Code that draws figures:
★ ★ ★ ★ ★ ★ ★

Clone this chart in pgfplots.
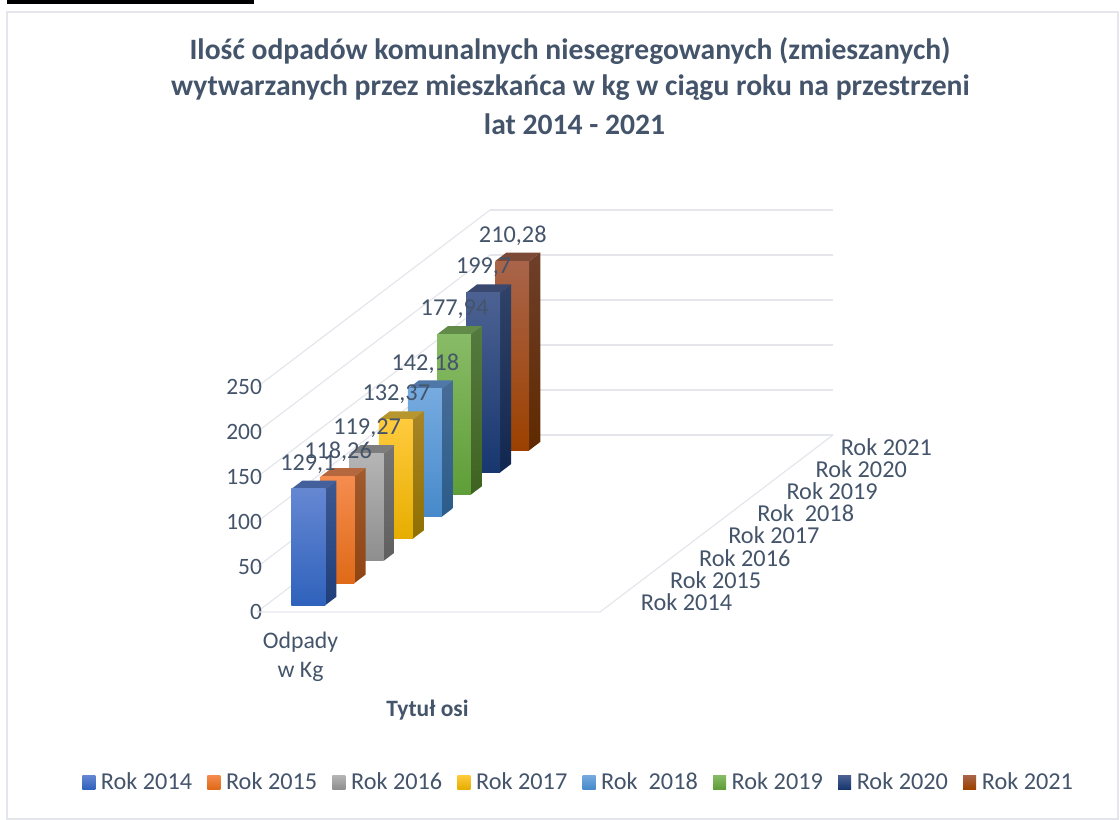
\documentclass[border=0pt]{standalone}
\usepackage{fontspec}
\setmainfont{Carlito}
\usepackage{pgfplots}
\pgfplotsset{compat=1.18}
\definecolor{txt}{HTML}{44546A}
\definecolor{gridc}{HTML}{E4E6EB}
% front top / mid / bottom, top face, side top / bottom
\definecolor{aF}{HTML}{6587D2}\definecolor{aM}{HTML}{4472C8}\definecolor{aB}{HTML}{2F62BC}\definecolor{aT}{HTML}{44609C}\definecolor{aS}{HTML}{3C5892}\definecolor{aD}{HTML}{1F3E7A}
\definecolor{bF}{HTML}{F58C4E}\definecolor{bM}{HTML}{F27C28}\definecolor{bB}{HTML}{DF6A18}\definecolor{bT}{HTML}{B5683E}\definecolor{bS}{HTML}{A05A2C}\definecolor{bD}{HTML}{8F4413}
\definecolor{cF}{HTML}{B5B5B5}\definecolor{cM}{HTML}{A5A5A5}\definecolor{cB}{HTML}{8E8E8E}\definecolor{cT}{HTML}{7D7D7D}\definecolor{cS}{HTML}{757575}\definecolor{cD}{HTML}{5F5F5F}
\definecolor{dF}{HTML}{FFCB3D}\definecolor{dM}{HTML}{FFC000}\definecolor{dB}{HTML}{E6AD00}\definecolor{dT}{HTML}{B8962E}\definecolor{dS}{HTML}{A88528}\definecolor{dD}{HTML}{8F7000}
\definecolor{eF}{HTML}{76ABE0}\definecolor{eM}{HTML}{5B9BD5}\definecolor{eB}{HTML}{4789CA}\definecolor{eT}{HTML}{4F78A8}\definecolor{eS}{HTML}{476C96}\definecolor{eD}{HTML}{2B5C8A}
\definecolor{fF}{HTML}{88BB66}\definecolor{fM}{HTML}{70AD47}\definecolor{fB}{HTML}{5F9E38}\definecolor{fT}{HTML}{628A48}\definecolor{fS}{HTML}{557A3F}\definecolor{fD}{HTML}{3E6320}
\definecolor{gF}{HTML}{4D6293}\definecolor{gM}{HTML}{1F3D7A}\definecolor{gB}{HTML}{17376F}\definecolor{gT}{HTML}{38486F}\definecolor{gS}{HTML}{2F4268}\definecolor{gD}{HTML}{12274F}
\definecolor{hF}{HTML}{A9644A}\definecolor{hM}{HTML}{9E480E}\definecolor{hB}{HTML}{9C4100}\definecolor{hT}{HTML}{7D4A38}\definecolor{hS}{HTML}{6E3F2A}\definecolor{hD}{HTML}{5F2A00}
% one bar: {category index}{value}{colour prefix}
\newcommand{\barbox}[3]{%
\pgfmathsetmacro{\ya}{#1+0.31}\pgfmathsetmacro{\yb}{#1+0.69}%
\edef\doit{\noexpand\addplot3[forget plot,draw=none,top color=#3S,bottom color=#3D] coordinates {(0.173,\ya,0) (0.173,\yb,0) (0.173,\yb,#2) (0.173,\ya,#2) (0.173,\ya,0)};
\noexpand\addplot3[forget plot,draw=none,fill=#3T] coordinates {(0.074,\ya,#2) (0.173,\ya,#2) (0.173,\yb,#2) (0.074,\yb,#2) (0.074,\ya,#2)};
\noexpand\addplot3[forget plot,draw=none,top color=#3F,middle color=#3M,bottom color=#3B] coordinates {(0.074,\ya,0) (0.173,\ya,0) (0.173,\ya,#2) (0.074,\ya,#2) (0.074,\ya,0)};}%
\doit}
\newcommand{\swatch}[2]{\addlegendimage{legend image code/.code={\path[draw=none,fill=none] (12pt,0pt) -- (0pt,0pt);\path[draw=none,top color=#1F,middle color=#1M,bottom color=#1B] (0pt,-5.25pt) rectangle (9.75pt,5.25pt);}}\addlegendentry{#2}}
\begin{document}
\begin{tikzpicture}
\useasboundingbox (0,0) rectangle (840pt,-615pt);
\begin{scope}[x=0.75pt,y=-0.75pt]
\fill[black] (7,0) rectangle (254,4);
\draw[gridc,line width=0.9pt] (7,12) -- (1118,12) -- (1118,819) -- (7,819) -- cycle;
\node[font=\bfseries\fontsize{22.2pt}{26pt}\selectfont,text=txt] at (570,51) {Ilość odpadów komunalnych niesegregowanych (zmieszanych)};
\node[font=\bfseries\fontsize{22.2pt}{26pt}\selectfont,text=txt] at (570.5,88) {wytwarzanych przez mieszkańca w kg w ciągu roku na przestrzeni};
\node[font=\bfseries\fontsize{22.2pt}{26pt}\selectfont,text=txt] at (574.5,124) {lat 2014 - 2021};
\node[font=\fontsize{17.8pt}{21pt}\selectfont,text=txt] at (300.5,642) {Odpady};
\node[font=\fontsize{17.8pt}{21pt}\selectfont,text=txt] at (300.5,672) {w Kg};
\node[font=\bfseries\fontsize{17.6pt}{21pt}\selectfont,text=txt] at (427.5,710) {Tytuł osi};
\end{scope}
\begin{axis}[
  at={(192.75pt,-459pt)}, anchor=origin,
  x={(257.25pt,0pt)}, y={(21.84pt,16.59pt)}, z={(0pt,0.675pt)},
  xmin=0,xmax=1,ymin=0,ymax=8,zmin=0,zmax=250,
  axis line style={draw=none},
  major tick length=0pt,
  xtick=\empty,
  ytick={0.5,1.5,2.5,3.5,4.5,5.5,6.5,7.5},
  yticklabels={Rok 2014,Rok 2015,Rok 2016,Rok 2017,Rok~~2018,Rok 2019,Rok 2020,\hspace*{-3pt}Rok 2021},
  yticklabel pos=right,
  yticklabel style={anchor=west,xshift=273.5pt,yshift=-169.5pt,font=\fontsize{18.2pt}{21pt}\selectfont,text=txt},
  ztick={0,50,100,150,200,250},
  zticklabel pos=left,
  zticklabel style={anchor=east,xshift=7.25pt,font=\fontsize{17.6pt}{21pt}\selectfont,text=txt},
  /pgf/number format/assume math mode=true,
  zmajorgrids=true,
  grid style={gridc,line width=0.9pt},
  clip=false,
  legend columns=8,
  legend cell align=left,
  legend style={draw=none,fill=none,at={(axis cs:0,0,0)},anchor=center,xshift=241.5pt,yshift=-127.5pt,
    font=\fontsize{18.2pt}{21pt}\selectfont,text=txt,/tikz/every even column/.append style={column sep=9.4pt}},
]
\addplot3[forget plot,gridc,line width=0.9pt] coordinates {(0,0,0) (1,0,0) (1,8,0)};
\barbox{7}{210.28}{h}
\barbox{6}{199.7}{g}
\barbox{5}{177.94}{f}
\barbox{4}{142.18}{e}
\barbox{3}{132.37}{d}
\barbox{2}{119.27}{c}
\barbox{1}{118.26}{b}
\barbox{0}{129.1}{a}
\swatch{a}{Rok 2014}
\swatch{b}{Rok 2015}
\swatch{c}{Rok 2016}
\swatch{d}{Rok 2017}
\swatch{e}{Rok~~2018}
\swatch{f}{Rok 2019}
\swatch{g}{Rok 2020}
\swatch{h}{Rok 2021}
\addplot3[forget plot,draw=none,nodes near coords,point meta=explicit symbolic,
  every node near coord/.style={anchor=center,xshift=-4.5pt,yshift=15.5pt,font=\fontsize{18.2pt}{21pt}\selectfont,text=txt,inner sep=0pt}]
  coordinates {(0.1235,0.5,129.1)[129,1]};
\addplot3[forget plot,draw=none,nodes near coords,point meta=explicit symbolic,
  every node near coord/.style={anchor=center,xshift=-3.75pt,yshift=15.75pt,font=\fontsize{18.2pt}{21pt}\selectfont,text=txt,inner sep=0pt}]
  coordinates {(0.1235,1.5,118.26)[118,26] (0.1235,2.5,119.27)[119,27] (0.1235,3.5,132.37)[132,37] (0.1235,4.5,142.18)[142,18] (0.1235,5.5,177.94)[177,94] (0.1235,6.5,199.7)[199,7] (0.1235,7.5,210.28)[210,28]};
\end{axis}
\end{tikzpicture}
\end{document}
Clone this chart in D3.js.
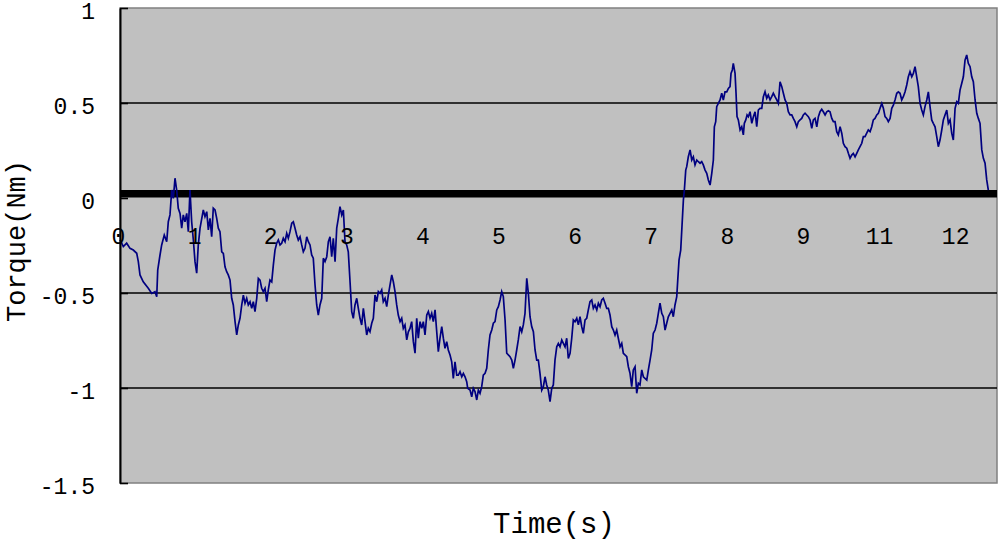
<!DOCTYPE html>
<html><head><meta charset="utf-8">
<script src="https://cdn.jsdelivr.net/npm/d3@7"></script>
<style>body{margin:0;background:#fff}svg{display:block}</style>
</head><body><svg id="c" width="1000" height="542"></svg>
<script>
// Time (axis units) of each sample
const time = [
0.026,0.039,0.070,0.114,0.158,0.201,0.246,0.267,0.289,0.332,0.398,0.443,0.486,0.509,0.522,0.552,0.574,0.608,0.640,0.661,
0.683,0.706,0.727,0.749,0.771,0.792,0.815,0.837,0.858,0.880,0.903,0.924,0.946,0.968,0.990,1.012,1.034,1.055,1.078,1.121,
1.143,1.166,1.187,1.209,1.231,1.252,1.275,1.297,1.318,1.340,1.363,1.384,1.406,1.428,1.449,1.472,1.494,1.515,1.538,1.560,
1.581,1.603,1.626,1.647,1.669,1.691,1.712,1.735,1.757,1.778,1.800,1.823,1.844,1.866,1.888,1.909,1.932,1.954,1.975,1.997,
2.020,2.041,2.063,2.085,2.107,2.129,2.151,2.172,2.195,2.217,2.238,2.260,2.283,
2.304,2.326,2.348,2.369,2.392,2.414,2.435,2.457,2.480,2.501,2.523,2.545,2.566,2.589,2.611,2.632,2.654,2.677,2.698,2.720,
2.743,2.764,2.786,2.808,2.829,2.852,2.874,2.895,2.917,2.940,2.961,2.983,3.005,3.026,3.049,3.071,3.092,3.114,3.137,3.158,
3.180,3.202,3.224,3.246,3.268,3.289,3.311,3.334,3.355,3.377,3.400,3.421,3.443,3.465,3.486,3.509,3.531,3.552,3.574,3.597,
3.618,3.640,3.662,3.683,3.706,3.728,3.749,3.771,3.794,3.815,3.837,3.859,3.881,3.903,3.925,3.946,3.969,3.991,4.012,4.034,
4.057,4.078,4.100,4.122,4.143,4.166,4.188,4.209,4.231,4.254,4.275,4.297,4.319,4.340,4.363,4.385,4.406,4.428,4.451,4.472,
4.494,4.517,4.538,4.560,4.582,
4.595,4.626,4.648,4.669,4.691,4.714,4.735,4.757,4.779,4.800,4.823,4.845,4.866,4.888,4.911,4.932,4.954,4.977,4.998,5.020,
5.042,5.063,5.086,5.108,5.129,5.151,5.174,5.195,5.217,5.239,5.260,5.283,5.305,5.326,5.348,5.371,5.392,5.414,5.436,5.458,
5.480,5.502,5.523,5.545,5.568,5.589,5.611,5.633,5.654,5.677,5.699,5.720,5.742,5.765,5.786,5.808,5.831,5.852,5.874,5.896,
5.917,5.940,5.962,5.983,6.005,6.028,6.049,6.071,6.093,6.114,6.137,6.159,6.180,6.202,6.225,6.246,6.268,6.291,6.312,6.334,
6.356,6.377,6.400,6.422,6.443,6.465,6.488,6.509,6.531,6.553,6.574,6.597,6.619,6.640,6.662,6.685,6.706,6.728,6.750,6.771,
6.794,6.816,6.837,6.859,6.882,6.903,
6.948,6.969,6.991,7.013,7.034,7.057,7.079,7.100,7.122,7.145,7.166,7.188,7.210,7.231,7.254,7.276,7.297,7.319,7.342,7.355,
7.372,7.394,7.429,7.442,7.460,7.473,7.494,7.517,7.539,7.560,7.582,7.605,7.626,7.648,7.670,7.691,7.714,7.736,7.757,7.780,
7.802,7.823,7.836,7.854,7.867,7.888,7.911,7.933,7.954,7.976,7.999,8.020,8.042,8.055,8.072,8.085,8.108,8.121,8.134,8.151,
8.174,8.196,8.217,8.230,8.249,8.266,8.283,8.305,8.328,8.349,8.371,8.393,8.414,8.436,8.459,8.480,8.502,8.524,8.545,8.568,
8.590,8.611,8.633,8.656,8.677,8.699,8.722,8.743,8.765,8.787,8.808,8.831,8.853,8.874,8.896,8.919,8.940,8.962,8.984,9.005,
9.028,9.050,9.071,9.093,
9.116,9.137,9.159,9.182,9.203,9.225,9.247,9.268,9.291,9.313,9.334,9.356,9.379,9.400,9.422,9.444,9.465,9.488,9.510,9.531,
9.553,9.576,9.597,9.619,9.641,9.662,9.685,9.707,9.728,9.750,9.773,9.794,9.816,9.838,9.859,9.882,9.904,9.925,9.947,9.970,
9.991,10.013,10.036,10.057,10.079,10.101,10.122,10.145,10.167,10.188,10.210,10.233,10.254,10.276,10.298,10.319,10.342,10.364,10.385,10.407,
10.430,10.451,10.473,10.495,10.516,10.539,10.561,10.582,10.604,10.627,10.648,10.670,10.692,10.713,10.736,10.758,10.779,10.801,10.824,10.845,
10.867,10.890,10.911,10.933,10.955,10.976,10.999,11.021,11.042,11.064,11.087,11.108,11.130,11.152,11.173,11.196,11.218,11.239,11.262,11.284,
11.305,11.327,11.350,11.371,11.393,11.415,11.436
];
// Torque (Nm) of each sample
const torque = [
-0.220,-0.230,-0.256,-0.238,-0.265,-0.274,-0.291,-0.335,-0.405,-0.441,-0.475,-0.502,-0.493,-0.519,-0.379,-0.300,-0.247,-0.195,-0.230,-0.125,
-0.089,0.042,-0.002,0.104,0.042,-0.054,-0.081,-0.159,-0.089,-0.125,-0.081,-0.177,0.042,-0.125,-0.221,-0.335,-0.396,-0.247,-0.159,-0.063,
-0.098,-0.072,-0.168,-0.107,-0.204,-0.054,-0.063,-0.107,-0.159,-0.177,-0.283,-0.291,-0.362,-0.388,-0.405,-0.432,-0.528,-0.563,-0.651,-0.721,
-0.668,-0.633,-0.563,-0.511,-0.554,-0.528,-0.563,-0.546,-0.581,-0.546,-0.598,-0.528,-0.423,-0.432,-0.475,-0.493,-0.475,-0.546,-0.484,-0.432,
-0.441,-0.353,-0.274,-0.238,-0.221,-0.247,-0.238,-0.212,-0.230,-0.186,-0.212,-0.177,-0.133,
-0.125,-0.159,-0.195,-0.221,-0.204,-0.247,-0.283,-0.265,-0.204,-0.230,-0.247,-0.300,-0.317,-0.458,-0.563,-0.616,-0.563,-0.528,-0.317,-0.335,
-0.309,-0.230,-0.204,-0.309,-0.212,-0.335,-0.159,-0.107,-0.046,-0.089,-0.063,-0.230,-0.247,-0.283,-0.441,-0.598,-0.633,-0.563,-0.528,-0.581,
-0.633,-0.668,-0.581,-0.651,-0.721,-0.686,-0.704,-0.659,-0.633,-0.511,-0.546,-0.493,-0.502,-0.484,-0.546,-0.528,-0.572,-0.511,-0.458,-0.405,
-0.441,-0.493,-0.563,-0.616,-0.651,-0.633,-0.686,-0.668,-0.747,-0.704,-0.686,-0.651,-0.756,-0.817,-0.633,-0.738,-0.651,-0.686,-0.651,-0.721,
-0.616,-0.598,-0.633,-0.607,-0.651,-0.589,-0.704,-0.809,-0.738,-0.677,-0.738,-0.791,-0.756,-0.800,-0.826,-0.862,-0.949,-0.862,-0.932,-0.932,
-0.914,-0.941,-0.923,-0.941,-0.967,
-1.002,-1.011,-1.046,-1.002,-1.019,-1.063,-1.011,-1.028,-0.993,-0.932,-0.923,-0.896,-0.800,-0.721,-0.695,-0.659,-0.651,-0.589,-0.572,-0.537,
-0.493,-0.519,-0.642,-0.817,-0.826,-0.835,-0.853,-0.896,-0.853,-0.800,-0.747,-0.677,-0.704,-0.668,-0.607,-0.423,-0.502,-0.625,-0.677,-0.704,
-0.800,-0.853,-0.853,-0.923,-1.011,-0.993,-0.941,-0.984,-1.011,-1.072,-1.002,-0.984,-0.853,-0.783,-0.765,-0.783,-0.747,-0.765,-0.783,-0.738,
-0.844,-0.817,-0.738,-0.642,-0.651,-0.633,-0.668,-0.625,-0.677,-0.712,-0.642,-0.633,-0.589,-0.546,-0.537,-0.581,-0.563,-0.589,-0.554,-0.572,
-0.537,-0.528,-0.554,-0.581,-0.581,-0.616,-0.677,-0.695,-0.721,-0.695,-0.738,-0.783,-0.765,-0.817,-0.826,-0.835,-0.888,-0.923,-0.993,-0.905,
-0.888,-1.028,-0.975,-0.984,-0.905,-0.941,
-0.958,-0.905,-0.853,-0.800,-0.712,-0.695,-0.659,-0.607,-0.554,-0.607,-0.625,-0.695,-0.659,-0.625,-0.607,-0.589,-0.625,-0.563,-0.519,-0.432,
-0.326,-0.274,-0.011,0.042,0.147,0.165,0.217,0.253,0.200,0.217,0.174,0.200,0.191,0.183,0.191,0.174,0.147,0.130,0.095,0.068,
0.130,0.200,0.375,0.402,0.481,0.498,0.516,0.551,0.516,0.559,0.559,0.577,0.586,0.656,0.674,0.709,0.656,0.551,0.428,0.411,
0.358,0.375,0.332,0.393,0.411,0.437,0.428,0.454,0.393,0.428,0.454,0.375,0.463,0.472,0.472,0.533,0.559,0.525,0.542,0.516,
0.533,0.551,0.533,0.516,0.498,0.612,0.586,0.551,0.516,0.498,0.454,0.437,0.437,0.419,0.402,0.375,0.402,0.411,0.419,0.437,
0.446,0.437,0.428,0.411,
0.367,0.411,0.419,0.375,0.428,0.454,0.467,0.454,0.437,0.454,0.459,0.454,0.419,0.402,0.402,0.349,0.332,0.375,0.341,0.288,
0.270,0.262,0.235,0.209,0.226,0.235,0.217,0.235,0.253,0.270,0.288,0.323,0.323,0.341,0.358,0.349,0.375,0.411,0.419,0.437,
0.446,0.472,0.498,0.472,0.428,0.419,0.402,0.419,0.472,0.489,0.516,0.551,0.559,0.551,0.516,0.533,0.559,0.595,0.638,0.665,
0.638,0.656,0.691,0.638,0.586,0.498,0.463,0.437,0.481,0.516,0.559,0.481,0.411,0.393,0.375,0.323,0.270,0.305,0.358,0.411,
0.437,0.463,0.393,0.411,0.341,0.305,0.472,0.507,0.498,0.568,0.604,0.638,0.726,0.753,0.709,0.691,0.638,0.612,0.516,0.446,
0.419,0.393,0.253,0.209,0.183,0.095,0.042
];
const xTickValues = [0,1,2,3,4,5,6,7,8,9,10,11];
const xTickLabels = ["0","1","2","3","4","5","6","7","8","9","11","12"];
const yTickValues = [1,0.5,0,-0.5,-1,-1.5];
const yGridValues = [0.5,-0.5,-1];
const xTitle = "Time(s)";
const yTitle = "Torque(Nm)";

const W = 1000, H = 542;
const L = 120, R = 997, T = 8, B = 483;
const FONT = "'Liberation Mono','DejaVu Sans Mono',monospace";

const svg = d3.select("#c");
const x = d3.scaleLinear().domain([0, 11.55]).range([118, 997]);
const y = d3.scaleLinear().domain([-1.5, 1]).range([B, T]);

svg.append("rect").attr("width", W).attr("height", H).attr("fill", "#fff");

// plot area
svg.append("rect").attr("x", L).attr("y", T).attr("width", R - L).attr("height", B - T)
  .attr("fill", "#c0c0c0").attr("stroke", "#808080").attr("stroke-width", 1.5);

// gridlines
svg.append("g").selectAll("line").data(yGridValues).join("line")
  .attr("x1", L).attr("x2", R).attr("y1", d => y(d)).attr("y2", d => y(d))
  .attr("stroke", "#000").attr("stroke-width", 1.6);

// heavy zero line
svg.append("rect").attr("x", L).attr("width", R - L)
  .attr("y", y(0) - 8).attr("height", 7.5).attr("fill", "#000");

// series
const pts = d3.zip(time, torque);
svg.append("path").datum(pts)
  .attr("fill", "none").attr("stroke", "#000080").attr("stroke-width", 1.7)
  .attr("stroke-linejoin", "miter")
  .attr("d", d3.line().x(d => x(d[0])).y(d => y(d[1])));

// y axis
const yAxis = svg.append("g").attr("transform", `translate(${L},0)`)
  .call(d3.axisLeft(y).tickValues(yTickValues).tickSize(-8).tickSizeOuter(0)
    .tickPadding(25).tickFormat(d => String(d)));
yAxis.select(".domain").attr("stroke", "#000").attr("stroke-width", 2);
yAxis.selectAll(".tick line").attr("stroke", "#000").attr("stroke-width", 1.6);
yAxis.selectAll("text").attr("font-family", FONT).attr("font-size", 23)
  .attr("fill", "#000").attr("y", 3);

// x axis labels (category style)
const xAxis = svg.append("g").attr("transform", `translate(0,236)`)
  .call(d3.axisBottom(x).tickValues(xTickValues).tickSize(0).tickPadding(0)
    .tickFormat((d, i) => xTickLabels[i]));
xAxis.select(".domain").remove();
xAxis.selectAll("text").attr("font-family", FONT).attr("font-size", 23)
  .attr("fill", "#000").attr("y", 0).attr("dy", "0.35em");

// titles
svg.append("text").attr("x", 554).attr("y", 533).attr("text-anchor", "middle")
  .attr("font-family", FONT).attr("font-size", 29).attr("fill", "#000").text(xTitle);
svg.append("text").attr("transform", "translate(25,241) rotate(-90)").attr("text-anchor", "middle")
  .attr("font-family", FONT).attr("font-size", 27).attr("fill", "#000").text(yTitle);
</script></body></html>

★ ★ ★ ★ ★ ★ ★

TASK PROMPT
Working from the entries above, return all lines that contain "this".

ANSWER IN FULL
Clone this chart in pgfplots.
Clone this chart in D3.js.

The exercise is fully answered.